The internet is 31 years old and to mark the occasion earlier this month, Sir Tim Berners-Lee warned that the internet “was not working for women and girls” and aimed to tackle the “growing crisis” of online abuse. Could a new “quantum internet” be the answer?
There’s no doubt the internet has provided us with a vast array of opportunities and information. But infrastructure is inconsistent on a global scale. Data accessibility isn’t as cheap in Asian and African countries where interconnectivity is important. Computer scientist Stephanie Wehner thinks the solution is a quantum internet. Quanta Magazine’s Natalie Wolchover wrote a piece on the professor who works at QuTech, a quantum computing research centre in the Delft University of Technology.

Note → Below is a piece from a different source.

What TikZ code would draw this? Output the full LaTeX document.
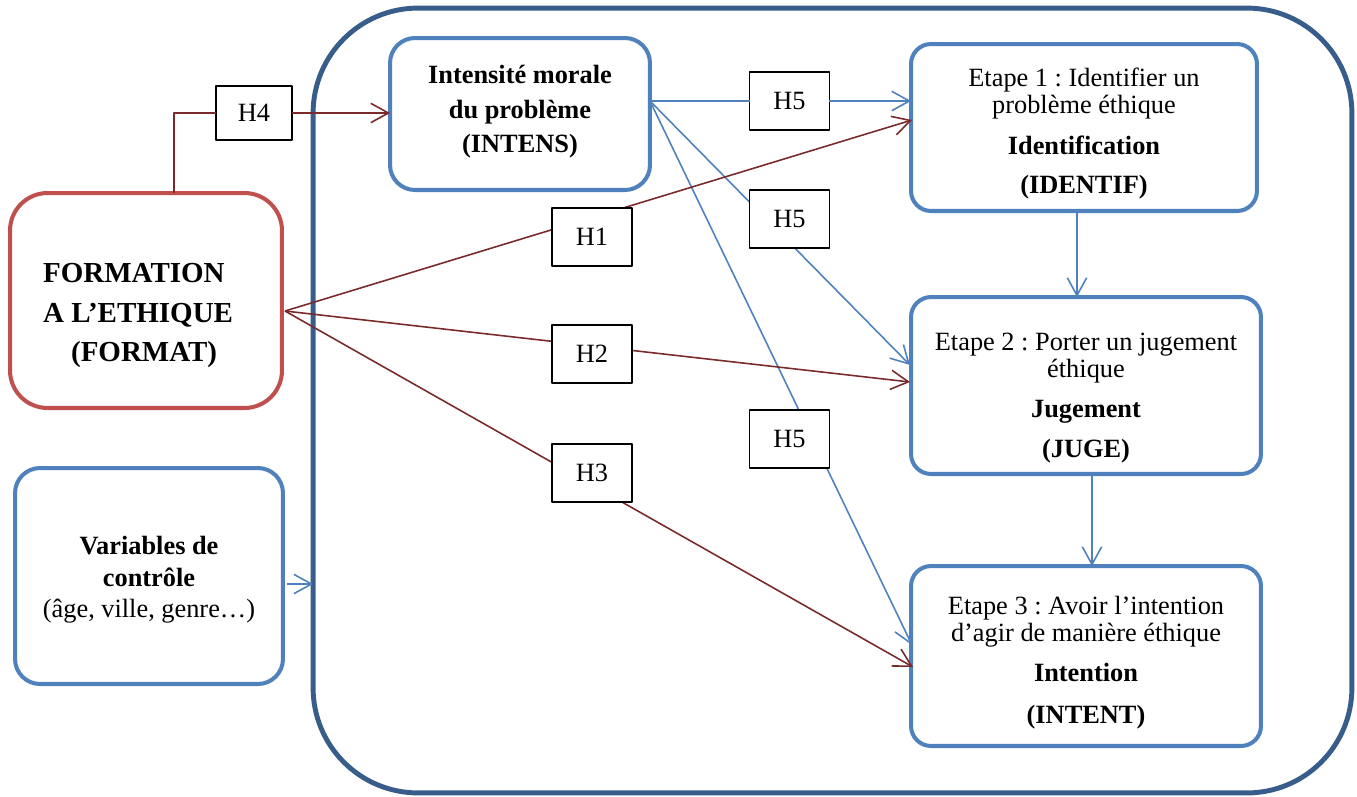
\documentclass[tikz,border=0pt]{standalone}
\usepackage{fontspec}
\setmainfont{Liberation Serif}
\usetikzlibrary{arrows.meta}
\definecolor{frameblue}{RGB}{56,93,138}
\definecolor{boxblue}{RGB}{79,129,189}
\definecolor{boxred}{RGB}{192,80,77}
\definecolor{linkred}{RGB}{122,42,42}
\newcommand{\topgap}[1]{\rule{0pt}{#1}}
\newcommand{\botgap}[1]{\rule[-#1]{0pt}{0pt}}
\frenchspacing
\begin{document}
\begin{tikzpicture}[x=0.02cm, y=-0.02cm, line join=round, font=\fontsize{15}{15.3}\selectfont,
 >={Straight Barb[length=10pt,width=11pt]},
 box/.style={draw=boxblue, line width=2.3pt, rounded corners=0.45cm, outer sep=0pt, inner sep=0pt, align=center},
 hyp/.style={draw=black, line width=1.1pt, fill=white, minimum width=1.6cm, minimum height=1.16cm, inner sep=0pt, outer sep=0pt},
 link/.style={draw=linkred, line width=0.9pt},
 blink/.style={draw=boxblue, line width=0.9pt}]
 \useasboundingbox (0,0) rectangle (1357,796);
 % cadre et blocs
 \node[draw=frameblue, line width=2.8pt, rounded corners=2.1cm, minimum width=20.78cm, minimum height=15.7cm, outer sep=0pt] (Frame) at (832.5,400.5) {};
 \node[box, rounded corners=0.5cm, minimum width=5.2cm, minimum height=3.04cm] (Intens) at (520,114) {\textbf{Intensité morale}\\[4.5pt]\textbf{du problème}\\[4.5pt]\textbf{(INTENS)}\botgap{5.8pt}};
 \node[box, rounded corners=0.4cm, minimum width=6.92cm, minimum height=3.34cm] (Identif) at (1084,127.5) {\topgap{17.5pt}Etape 1 : Identifier un\\problème éthique\\[8pt]\textbf{Identification}\\[6.8pt]\textbf{(IDENTIF)}};
 \node[box, rounded corners=0.4cm, minimum width=7cm, minimum height=3.54cm] (Juge) at (1086,385.5) {\topgap{24.4pt}Etape 2 : Porter un jugement\\éthique\\[7.6pt]\textbf{Jugement}\\[7.6pt]\textbf{(JUGE)}};
 \node[box, rounded corners=0.4cm, minimum width=7cm, minimum height=3.6cm] (Intent) at (1086,656) {\topgap{18.2pt}Etape 3 : Avoir l’intention\\d’agir de manière éthique\\[7.6pt]\textbf{Intention}\\[8.5pt]\textbf{(INTENT)}};
 \node[box, draw=boxred, align=left, rounded corners=0.75cm, minimum width=5.44cm, minimum height=4.3cm, font=\fontsize{16.5}{22.4}\selectfont\bfseries] (Format) at (146,300.5) {\topgap{28.2pt}FORMATION\\A L’ETHIQUE\hspace*{9pt}\mbox{}\\\hspace*{15.9pt}(FORMAT)};
 \node[box, rounded corners=0.5cm, minimum width=5.36cm, minimum height=4.32cm, font=\fontsize{15}{18.1}\selectfont] (Var) at (149,576) {\topgap{14.8pt}\textbf{Variables de}\\\textbf{contrôle}\\(âge, ville, genre…)};
 % points de depart
 \coordinate (intOut) at (650,101);
 \coordinate (fmtOut) at (285,311);
 \coordinate (fmtTop) at (174,193);
 \coordinate (varOut) at (287,584);
 \coordinate (idIn) at (912,120);
 \coordinate (jugIn1) at (910,365);
 \coordinate (jugIn2) at (910,382);
 \coordinate (entIn1) at (912,645);
 \coordinate (entIn2) at (913,667);
 % liens qui passent sous les hypotheses
 \draw[blink,->] (intOut) -- (jugIn1);
 \draw[blink,->] (intOut) -- (entIn1);
 \draw[link,->] (fmtOut) -- (idIn);
 \draw[link,->] (fmtOut) -- (jugIn2);
 \draw[link,->] (fmtOut) -- (entIn2);
 % hypotheses
 \node[hyp, minimum width=1.52cm, minimum height=1.08cm] (H4) at (254,113) {H4};
 \node[hyp] (H5a) at (789.5,101) {H5};
 \node[hyp] (H5b) at (789.5,219) {H5};
 \node[hyp] (H5c) at (789.5,439) {H5};
 \node[hyp] (H1) at (592,237) {H1};
 \node[hyp] (H2) at (592,354) {H2};
 \node[hyp] (H3) at (592,473) {H3};
 % autres liens
 \draw[link,->] (fmtTop) |- (H4) -- (H4 -| Intens.west);
 \draw[blink] (intOut) -- (H5a);
 \draw[blink,->] (H5a) -- (H5a -| Identif.west);
 \draw[blink,->] ([xshift=-0.14cm]Identif.south) -- ([xshift=-0.14cm]Identif.south |- Juge.north);
 \draw[blink,->] ([xshift=0.12cm]Juge.south) -- ([xshift=0.12cm]Juge.south |- Intent.north);
 \draw[blink,->] (varOut) -- (varOut -| Frame.west);
\end{tikzpicture}
\end{document}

A quantum internet is a fascinating concept. Wehner agrees, particularly with the unpredictability of networks transmitting data and how a quantum version could solve its problems:
The unpredictability of networks is something that has always fascinated me. Computers are interesting, but what I really care about is transmitting data from one point to another. This is the reason why I got into hacking, and why I got interested in the classical internet and gaining access to it in the first place.
To combat data transmission issues, the quantum internet would use quantum bits or “qubits” which can be 0 and 1 rather than the binary bits we use in current computing.
Wolchover remarked that “the ability to send qubits from one place to another over fiber-optic cables might not transform society as thoroughly as the classical internet, but it would once again revolutionize many aspects of science and culture, from security to computing to astronomy.”
Quantum physics has always been a passive wonder to me and the reason I took physics at college (I dropped it after my first year because the mechanics put me off). I also love the Internet. I look forward to finding out more about this as it develops.